I recently started rereading Todd Gitlin's The Sixties: Years of Hope, Days of Rage for the sole purpose of trying to recapture the feeling we all had then, the feeling of connecting with others of like mind, that it was actually possible to effect change. In today's world such a possibility seems not to exist at all. As horrible as all the "news" fodder is these days, more despairing still is the realization that most people simply don't give a flying fuck, on any front, and certainly have no interest in taking a stance grounded in any kind of personal action or effort. Those few who do speak out (in print) are rendered essentially ineffective by virtue of the enormity of the machine in conjunction with a population of Stepford citizens.

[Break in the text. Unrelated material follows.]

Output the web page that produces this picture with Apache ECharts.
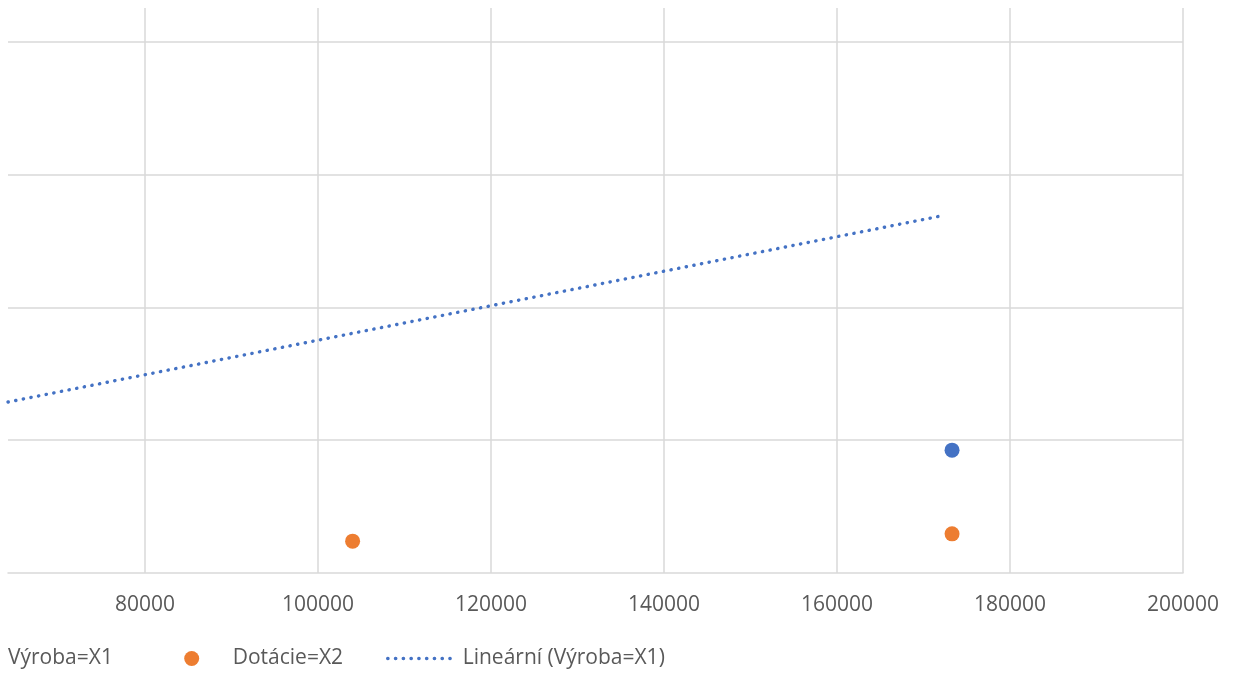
<!DOCTYPE html>
<html>
<head>
<meta charset="utf-8">
<script src="https://cdn.jsdelivr.net/npm/echarts@6/dist/echarts.min.js"></script>
<style>
html,body{margin:0;padding:0;background:#ffffff;}
#chart{width:1247px;height:695px;}
</style>
</head>
<body>
<div id="chart"></div>
<script>
// ---- data ----
const seriesNames = ['Výroba=X1', 'Dotácie=X2', 'Lineární (Výroba=X1)'];
const vyrobaX = [173300];
const vyrobaY = [18500];
const dotacieX = [104000, 173300];
const dotacieY = [4800, 5900];
const trendX = [64160, 172500];
const trendY = [25750, 53900];
const xTickValues = [80000, 100000, 120000, 140000, 160000, 180000, 200000];
const xRange = [64160, 200000];
const yRange = [0, 85100];
const yStep = 20000;

const pairs = (xs, ys) => xs.map((x, i) => [x, ys[i]]);

const FONT = 'Open Sans';
const TXT = '#595959';
const GRID = '#d9d9d9';
const BLUE = '#4472C4';
const ORANGE = '#ED7D31';
const DOTS = [0.3, 7.47];

const chart = echarts.init(document.getElementById('chart'), null, {renderer: 'canvas'});
chart.setOption({
  animation: false,
  backgroundColor: '#ffffff',
  grid: {left: 8, right: 64, top: 8, bottom: 122, containLabel: false},
  xAxis: {
    type: 'value',
    min: xRange[0],
    max: xRange[1],
    splitNumber: 7,
    minInterval: xTickValues[1] - xTickValues[0],
    maxInterval: xTickValues[1] - xTickValues[0],
    axisLine: {show: true, lineStyle: {color: GRID, width: 1.5}},
    axisTick: {show: false},
    axisLabel: {
      color: TXT, fontFamily: FONT, fontSize: 21, margin: 22,
      showMinLabel: false,
      formatter: v => (xTickValues.indexOf(v) >= 0 ? String(v) : '')
    },
    splitLine: {show: true, showMinLine: false, lineStyle: {color: GRID, width: 1.5}}
  },
  yAxis: {
    type: 'value',
    min: yRange[0],
    max: yRange[1],
    interval: yStep,
    axisLine: {show: false},
    axisTick: {show: false},
    axisLabel: {show: false},
    splitLine: {show: true, showMinLine: false, showMaxLine: false, lineStyle: {color: GRID, width: 1.5}}
  },
  legend: [
    {
      data: [seriesNames[0]],
      left: -40.5, top: 648, padding: 0,
      itemWidth: 72, itemHeight: 15,
      itemStyle: {opacity: 1},
      textStyle: {color: TXT, fontFamily: FONT, fontSize: 21}
    },
    {
      data: [seriesNames[1]],
      left: 184.2, top: 648, padding: 0,
      itemWidth: 72, itemHeight: 15,
      itemStyle: {opacity: 1},
      textStyle: {color: TXT, fontFamily: FONT, fontSize: 21}
    },
    {
      data: [seriesNames[2]],
      left: 386, top: 648, padding: 0,
      itemWidth: 66, itemHeight: 15,
      itemStyle: {color: 'rgba(0,0,0,0)', opacity: 0, borderWidth: 0},
      lineStyle: {color: BLUE, width: 3.4, type: DOTS, cap: 'round'},
      textStyle: {color: TXT, fontFamily: FONT, fontSize: 21, padding: [0, 0, 0, 4]}
    }
  ],
  series: [
    {
      name: seriesNames[0],
      type: 'scatter',
      symbol: 'circle',
      symbolSize: 15,
      itemStyle: {color: BLUE, opacity: 1},
      data: pairs(vyrobaX, vyrobaY),
      z: 3
    },
    {
      name: seriesNames[1],
      type: 'scatter',
      symbol: 'circle',
      symbolSize: 15,
      itemStyle: {color: ORANGE, opacity: 1},
      data: pairs(dotacieX, dotacieY),
      z: 3
    },
    {
      name: seriesNames[2],
      type: 'line',
      symbol: 'none',
      showSymbol: false,
      clip: true,
      lineStyle: {color: BLUE, width: 3.4, type: DOTS, cap: 'round'},
      itemStyle: {color: BLUE},
      data: pairs(trendX, trendY),
      z: 2
    }
  ]
});
</script>
</body>
</html>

I feel abysmal sadness over what Lombardi has written but acknowledge a tiny smile of hope that he writes as he does. Thanks for the reconnect.

Chris Hoffman

Hamilton, New York

Fear & Loathing at the Literary Table

Hunter Thompson, novelist? John Lombardi's article on Hunter Thompson brought back a few memories. I'll share one. I wrote Where the Buffalo Roam and hung out with Hunter for a year or so. Some bizarre shit went down -- amid some rather poignant moments: Hunter, spaced on booze and coke (on an airplane flying down to San Diego to give a "lecture"), reciting whole paragraphs of prose from the novel The Sergeant by Dennis Murphy -- a real crazy motherfucker and brother of new-age guru Michael Murphy -- and a friend of Hunter's from Big Sur.

I saw then how important writing fiction was to Hunter. I think he really wanted to be a novelist and sit at the big table with Hemingway, et cetera.

John Kaye

Los Angeles

Fear & Loathing Right Here and Now

Lombardi? He's no DeFede: This guy Lombardi. He's replacing DeFede? Geez, is he full of himself or what? Makes no sense, talks about nonsense. He writes awkward, "ain't I hot shit" stuff that is utterly meaningless to anyone other than his war-story good buddy Harris Meyer and him. Real tripe. Keep it up. You'll drive all your readers to the Herald.

The only Lombardi I thought worth a damn coached the Packers.